■ Exercise directions:
Reproduce, word for word, every line from the first one down to the line containing "color='#b3b3b3', lw=1.2, clip_on=False)", and nothing else.

■ Data section:
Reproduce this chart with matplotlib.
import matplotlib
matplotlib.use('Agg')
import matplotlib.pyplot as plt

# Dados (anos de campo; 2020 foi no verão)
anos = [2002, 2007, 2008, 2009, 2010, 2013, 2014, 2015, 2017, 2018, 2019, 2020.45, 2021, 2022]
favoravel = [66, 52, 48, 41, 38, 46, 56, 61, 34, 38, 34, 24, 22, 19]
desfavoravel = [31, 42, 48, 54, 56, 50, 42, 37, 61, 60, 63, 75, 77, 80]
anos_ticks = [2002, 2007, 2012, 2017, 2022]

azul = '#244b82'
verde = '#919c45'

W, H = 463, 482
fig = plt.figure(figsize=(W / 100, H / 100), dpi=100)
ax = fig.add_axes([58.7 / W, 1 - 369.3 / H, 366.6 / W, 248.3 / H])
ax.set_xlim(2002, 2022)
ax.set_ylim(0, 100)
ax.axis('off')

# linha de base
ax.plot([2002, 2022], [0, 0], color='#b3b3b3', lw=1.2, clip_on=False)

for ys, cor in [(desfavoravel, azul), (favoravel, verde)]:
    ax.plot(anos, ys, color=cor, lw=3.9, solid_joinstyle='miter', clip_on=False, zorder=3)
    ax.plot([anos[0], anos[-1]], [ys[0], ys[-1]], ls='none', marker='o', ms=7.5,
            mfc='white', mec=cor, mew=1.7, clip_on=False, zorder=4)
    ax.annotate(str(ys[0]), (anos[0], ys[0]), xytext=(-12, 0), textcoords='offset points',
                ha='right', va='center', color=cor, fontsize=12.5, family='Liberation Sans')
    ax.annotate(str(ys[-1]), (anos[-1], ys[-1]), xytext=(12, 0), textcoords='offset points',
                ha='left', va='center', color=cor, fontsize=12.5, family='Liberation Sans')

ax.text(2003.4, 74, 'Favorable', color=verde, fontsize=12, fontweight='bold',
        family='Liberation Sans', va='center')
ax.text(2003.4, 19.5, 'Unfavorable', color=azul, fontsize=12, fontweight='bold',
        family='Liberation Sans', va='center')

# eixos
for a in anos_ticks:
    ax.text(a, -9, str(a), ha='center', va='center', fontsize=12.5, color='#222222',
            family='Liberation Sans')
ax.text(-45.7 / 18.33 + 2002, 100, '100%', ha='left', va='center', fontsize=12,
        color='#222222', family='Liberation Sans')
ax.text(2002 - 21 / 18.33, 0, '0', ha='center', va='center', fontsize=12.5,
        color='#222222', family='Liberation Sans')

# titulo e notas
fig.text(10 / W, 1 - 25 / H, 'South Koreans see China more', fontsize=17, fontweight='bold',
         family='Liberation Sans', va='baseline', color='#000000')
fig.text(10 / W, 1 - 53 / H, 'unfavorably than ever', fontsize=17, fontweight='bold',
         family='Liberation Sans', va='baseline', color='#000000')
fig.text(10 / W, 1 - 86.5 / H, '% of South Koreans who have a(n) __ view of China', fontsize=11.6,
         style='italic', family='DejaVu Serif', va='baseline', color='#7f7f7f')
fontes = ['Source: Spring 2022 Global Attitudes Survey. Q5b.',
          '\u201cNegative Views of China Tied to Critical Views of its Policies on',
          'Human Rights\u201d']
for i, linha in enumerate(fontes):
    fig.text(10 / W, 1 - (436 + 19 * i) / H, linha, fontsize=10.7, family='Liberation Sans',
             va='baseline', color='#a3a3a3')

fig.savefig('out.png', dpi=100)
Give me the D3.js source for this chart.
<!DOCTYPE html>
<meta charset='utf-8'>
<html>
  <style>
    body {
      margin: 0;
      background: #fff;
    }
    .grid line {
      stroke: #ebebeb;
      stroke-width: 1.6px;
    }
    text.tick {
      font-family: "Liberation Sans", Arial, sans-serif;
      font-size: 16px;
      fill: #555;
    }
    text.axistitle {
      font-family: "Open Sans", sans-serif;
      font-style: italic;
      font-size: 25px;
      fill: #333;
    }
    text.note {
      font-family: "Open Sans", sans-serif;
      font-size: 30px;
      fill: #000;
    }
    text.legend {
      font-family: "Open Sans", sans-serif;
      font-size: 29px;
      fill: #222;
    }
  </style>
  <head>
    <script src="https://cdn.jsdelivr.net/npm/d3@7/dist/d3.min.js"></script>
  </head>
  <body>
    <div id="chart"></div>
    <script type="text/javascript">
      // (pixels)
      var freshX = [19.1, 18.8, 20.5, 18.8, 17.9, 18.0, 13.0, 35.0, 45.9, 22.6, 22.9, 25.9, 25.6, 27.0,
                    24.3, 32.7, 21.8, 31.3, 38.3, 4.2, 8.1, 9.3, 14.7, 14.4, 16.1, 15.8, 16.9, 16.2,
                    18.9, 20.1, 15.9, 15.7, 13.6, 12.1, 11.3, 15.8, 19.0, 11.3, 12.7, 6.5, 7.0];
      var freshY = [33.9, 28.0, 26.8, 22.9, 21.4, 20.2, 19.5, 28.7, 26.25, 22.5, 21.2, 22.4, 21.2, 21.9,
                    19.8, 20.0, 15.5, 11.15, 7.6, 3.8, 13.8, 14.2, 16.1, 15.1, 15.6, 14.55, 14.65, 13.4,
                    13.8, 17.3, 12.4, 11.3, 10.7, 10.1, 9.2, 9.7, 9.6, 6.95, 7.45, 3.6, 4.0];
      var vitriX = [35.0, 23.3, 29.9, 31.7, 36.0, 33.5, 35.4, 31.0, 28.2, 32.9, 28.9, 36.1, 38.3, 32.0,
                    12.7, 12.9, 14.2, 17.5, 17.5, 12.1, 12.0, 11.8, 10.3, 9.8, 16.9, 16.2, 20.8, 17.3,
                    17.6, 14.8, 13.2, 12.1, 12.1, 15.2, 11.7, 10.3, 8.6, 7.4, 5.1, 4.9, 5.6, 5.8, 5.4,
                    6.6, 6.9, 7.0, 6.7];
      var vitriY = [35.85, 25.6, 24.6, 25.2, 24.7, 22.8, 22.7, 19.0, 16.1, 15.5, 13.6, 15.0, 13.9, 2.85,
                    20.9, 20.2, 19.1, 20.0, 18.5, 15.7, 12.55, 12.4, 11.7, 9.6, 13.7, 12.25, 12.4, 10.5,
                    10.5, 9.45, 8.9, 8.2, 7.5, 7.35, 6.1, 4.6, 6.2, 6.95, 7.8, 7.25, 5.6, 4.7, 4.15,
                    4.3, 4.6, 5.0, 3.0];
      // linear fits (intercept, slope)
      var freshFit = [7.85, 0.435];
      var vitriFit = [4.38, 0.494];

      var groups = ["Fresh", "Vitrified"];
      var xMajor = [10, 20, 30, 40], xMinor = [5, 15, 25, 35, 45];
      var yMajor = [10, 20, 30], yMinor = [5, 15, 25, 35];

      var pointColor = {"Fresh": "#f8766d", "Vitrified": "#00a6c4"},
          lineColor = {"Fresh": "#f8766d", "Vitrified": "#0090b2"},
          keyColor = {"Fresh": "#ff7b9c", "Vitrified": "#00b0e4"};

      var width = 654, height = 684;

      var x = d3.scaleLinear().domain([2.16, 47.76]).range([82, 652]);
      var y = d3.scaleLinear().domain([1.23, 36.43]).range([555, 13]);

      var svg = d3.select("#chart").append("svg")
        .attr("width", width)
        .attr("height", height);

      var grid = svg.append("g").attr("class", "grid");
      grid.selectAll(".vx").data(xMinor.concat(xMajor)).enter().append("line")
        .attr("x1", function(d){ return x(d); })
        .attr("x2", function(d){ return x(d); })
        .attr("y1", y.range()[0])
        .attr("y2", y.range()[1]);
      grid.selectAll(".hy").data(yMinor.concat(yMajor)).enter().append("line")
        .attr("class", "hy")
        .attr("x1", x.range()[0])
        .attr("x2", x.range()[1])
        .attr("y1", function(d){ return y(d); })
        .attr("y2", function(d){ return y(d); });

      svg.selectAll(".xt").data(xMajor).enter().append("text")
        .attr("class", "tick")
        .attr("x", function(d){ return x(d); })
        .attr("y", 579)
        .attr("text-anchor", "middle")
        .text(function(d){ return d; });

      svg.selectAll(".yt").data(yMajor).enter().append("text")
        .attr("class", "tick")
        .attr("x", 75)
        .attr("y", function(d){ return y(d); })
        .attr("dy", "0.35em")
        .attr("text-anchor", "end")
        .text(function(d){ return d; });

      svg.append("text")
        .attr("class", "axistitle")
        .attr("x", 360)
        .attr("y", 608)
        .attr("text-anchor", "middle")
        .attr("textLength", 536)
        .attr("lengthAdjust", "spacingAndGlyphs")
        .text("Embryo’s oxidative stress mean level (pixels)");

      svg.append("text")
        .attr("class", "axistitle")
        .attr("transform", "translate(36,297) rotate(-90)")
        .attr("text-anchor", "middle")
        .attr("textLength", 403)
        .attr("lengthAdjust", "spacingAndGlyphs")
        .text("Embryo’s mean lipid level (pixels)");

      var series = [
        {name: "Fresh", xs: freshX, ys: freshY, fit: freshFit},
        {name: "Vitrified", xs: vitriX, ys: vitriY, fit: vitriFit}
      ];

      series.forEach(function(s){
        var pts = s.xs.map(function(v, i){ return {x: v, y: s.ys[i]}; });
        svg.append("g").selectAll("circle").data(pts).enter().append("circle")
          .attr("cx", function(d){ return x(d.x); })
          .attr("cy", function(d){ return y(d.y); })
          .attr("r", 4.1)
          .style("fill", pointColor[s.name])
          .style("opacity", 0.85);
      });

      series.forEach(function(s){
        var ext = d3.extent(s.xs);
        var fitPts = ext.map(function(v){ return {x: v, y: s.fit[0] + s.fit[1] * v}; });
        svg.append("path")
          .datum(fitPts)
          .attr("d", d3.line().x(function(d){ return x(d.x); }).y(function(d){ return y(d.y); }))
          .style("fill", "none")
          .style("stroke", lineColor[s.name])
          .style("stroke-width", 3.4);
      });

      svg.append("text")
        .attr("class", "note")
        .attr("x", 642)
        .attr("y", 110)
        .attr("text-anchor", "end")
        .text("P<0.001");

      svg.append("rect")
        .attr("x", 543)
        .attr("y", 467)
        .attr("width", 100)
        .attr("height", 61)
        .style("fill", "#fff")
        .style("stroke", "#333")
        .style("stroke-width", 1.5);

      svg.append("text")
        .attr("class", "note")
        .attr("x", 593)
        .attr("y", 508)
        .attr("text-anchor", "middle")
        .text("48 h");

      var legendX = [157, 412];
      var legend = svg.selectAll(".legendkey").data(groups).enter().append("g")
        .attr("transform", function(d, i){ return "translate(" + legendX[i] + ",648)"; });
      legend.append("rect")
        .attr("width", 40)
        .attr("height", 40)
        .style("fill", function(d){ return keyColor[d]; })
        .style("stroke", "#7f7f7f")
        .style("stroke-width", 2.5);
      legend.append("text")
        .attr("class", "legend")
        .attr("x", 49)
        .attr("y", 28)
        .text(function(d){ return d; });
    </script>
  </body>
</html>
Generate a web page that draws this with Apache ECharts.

■ Expected output:
Reproduce this chart with matplotlib.
import matplotlib
matplotlib.use('Agg')
import matplotlib.pyplot as plt

# Dados (anos de campo; 2020 foi no verão)
anos = [2002, 2007, 2008, 2009, 2010, 2013, 2014, 2015, 2017, 2018, 2019, 2020.45, 2021, 2022]
favoravel = [66, 52, 48, 41, 38, 46, 56, 61, 34, 38, 34, 24, 22, 19]
desfavoravel = [31, 42, 48, 54, 56, 50, 42, 37, 61, 60, 63, 75, 77, 80]
anos_ticks = [2002, 2007, 2012, 2017, 2022]

azul = '#244b82'
verde = '#919c45'

W, H = 463, 482
fig = plt.figure(figsize=(W / 100, H / 100), dpi=100)
ax = fig.add_axes([58.7 / W, 1 - 369.3 / H, 366.6 / W, 248.3 / H])
ax.set_xlim(2002, 2022)
ax.set_ylim(0, 100)
ax.axis('off')

# linha de base
ax.plot([2002, 2022], [0, 0], color='#b3b3b3', lw=1.2, clip_on=False)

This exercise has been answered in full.